Aluna da USP, jogadora leva trabalhos para fazer no tempo livre em Tóquio
Giulia Guarieiro viveu uma experiência maluca em uma quadra de handebol no feriado de Corpus Christi de 2017. Final de campeonato, rivalidade a flor da pele, jogo termina empatado. Pênaltis. Vitória do time dela, festa. Até que alguém desce da arquibancada com o regulamento e mostra que a regra era disputar prorrogação. Até o jogo voltar, o placar eletrônico quebra. Os dois times continuam jogando sem saber quanto tempo falta. E a equipe de Giulia acaba derrotada.
Uma bagunça do tipo só poderia ter acontecido em um evento universitário como o JUCA, disputado por estudantes comunicação e artes de faculdades de elite de São Paulo.
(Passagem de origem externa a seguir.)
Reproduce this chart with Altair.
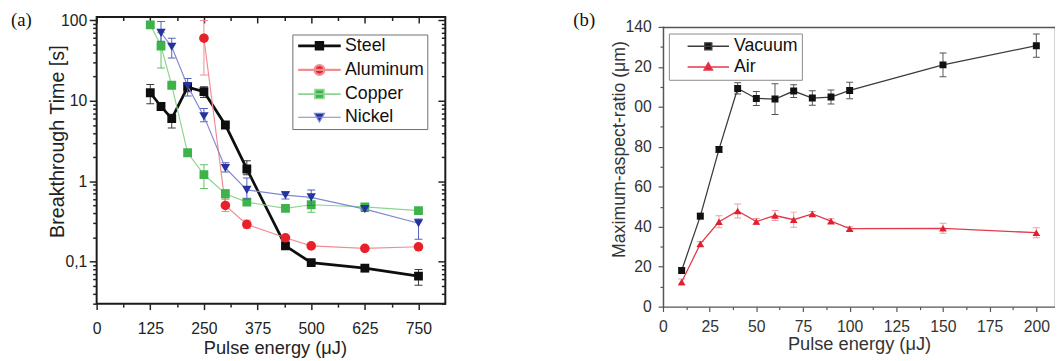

Menos de cinco anos depois, ainda como aluna da ECA-USP, Giulia se prepara para um desafio completamente diferente: disputar uma Olimpíada.
"Acho que esse tipo de coisa não tem risco de acontecer na Olimpíada, né?", diverte-se Giulia, de 25 anos, que está em Tóquio para disputar sua primeira Olimpíada.
Em um país onde atleta de alto rendimento e universidade se mantêm tão distantes quanto as duas palavras no dicionário, Giulia é uma exceção. Ao mesmo tempo em que joga na elite da modalidade, continua estudando para, sete anos depois de passar no vestibular, graduar-se em Relações Públicas pela USP.
"Eu entrei na USP em 2015, mas só comecei a jogar pelo time da ECA em 2017, quando fiquei apaixonada pelo handebol universitário, fui a vários campeonatos. Mas recebi uma proposta para jogar na Espanha, em San Sebastian, e tranquei a ECA. Poderia ficar dois anos trancado, e depois desse prazo eu pedi uma exceção e consegui mais um ano sem jubilar. Aí começou a pandemia e, como as aulas passaram a ser a distância, eu consegui destrancar e voltar a estudar", conta Giulia, que tenta se formar ao final deste ano.
Desde que chegou à seleção júnior, em 2013, a meia-esquerda cultivava o sonho de jogar na Europa, caminho obrigatório para uma carreira bem-sucedida no handebol profissional. Quando o convite para jogar na Espanha chegou, ele não era atrativo financeiramente e Giulia ficou dividida entre estudar e jogar.
"Eu via as meninas da seleção e pensava: quero estar aí um dia, quero fazer parte disso. Tenho exemplos muito positivos: Duda, Ana Paula, Deonise, Alexandra... admirava muito, era meu sonho. Tive uma época com muitas lesões e persisti no handebol. Rompi ligamento posterior, saiu o ombro. Já tinha dois anos e meio de faculdade e quando ofereceram para sair, isso pegou. Mas meus pais me incentivaram muito a realizar meu sonho", lembra.
Morando na Espanha, ela precisou parar de estudar, cenário que foi revertido pela pandemia, que fez com que as aulas pudessem ser assistidas estando ela em São Paulo ou na Europa, o que ela, que é "apaixonada por estudar", faz com prazer.
"Tenho na minha cabeça que quando acabar a ECA quero fazer pós, fazer outra faculdade. Amo estudar, amo conhecimento, então por isso eu quis estudar. Eu acho que trabalhar a cabeça é tão importante quanto trabalhar outros aspectos da minha vida. Eu amo ser atleta profissional, mas não vai durar até eu ter 50 anos. Eu gosto de estudar, quero abrir minhas opções para o futuro."
Como o calendário de aulas atrasou desde o ano passado, o primeiro semestre de 2021 começou apenas em abril e isso significa que, enquanto Giulia está no Japão, as aulas e as provas na ECA continuam. Por isso, ela levou caderno e notebook para Tóquio, para estudar nos horários de descanso.
"Aqui a gente treina bastante, descansa bastante. Em alguns momentos que tenho livre, ao invés de ver série, eu vou e faço uma parte do trabalho. Não dá para assistir as aulas porque são 12 horas de fuso, mas eu faço trabalhos para compensar as faltas. Meus professores estão ajudando, meus grupos estão ajudando", afirma.